While most architects would settle for designing a house to take advantage of bodies of water in the nearby landscape, Wallflower Architecture + Design would make no such sacrifice. The Water-Cooled House in Singapore makes use of water features incorporated right into the home.
The house sits among a plush and verdant wooded area, lending the site a tropical atmosphere. The architects opted for an unconventional method of naturally insulating and cooling the home: in-house ponds.
The entryway, which is vast and filled with natural light, also contains a vertical, circular void that connects the foyer with the pavilion located atop the house.
The pavilion is rich with deep wooden panels overhead and large glass expanses enclosing it. This is the ultimate in relaxation. You’d be sitting among the treetops with splendid views all around and the sight and sound of water to lull you into a state of euphoria.

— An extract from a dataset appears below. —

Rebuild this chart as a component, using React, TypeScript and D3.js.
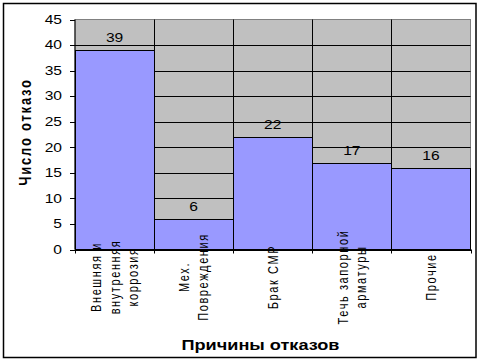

Not many third-story sites can boast immediate access to water, but at The Water-Cooled House, such a thing is possible. Wallflower designed a rooftop pond that surrounds the pavilion. Not only does this feature add grace and splendor to the home, but it helps to insulate and cool the interior living spaces below.
In much the same effort, a koi pond lines the interior hallway, giving residents a peaceful and unique feature to observe while heading off to one of the bedrooms.
The water, while being a superb insulator, also acts as a thermal barrier, keeping the interior rooms from being overheated by solar gains. Additionally, the interior pond can capture and carry cool breezes that enter the home, cool the living spaces through evaporative cooling and multiply the natural light by reflecting the sunlight that enters the home through its glassy expanses.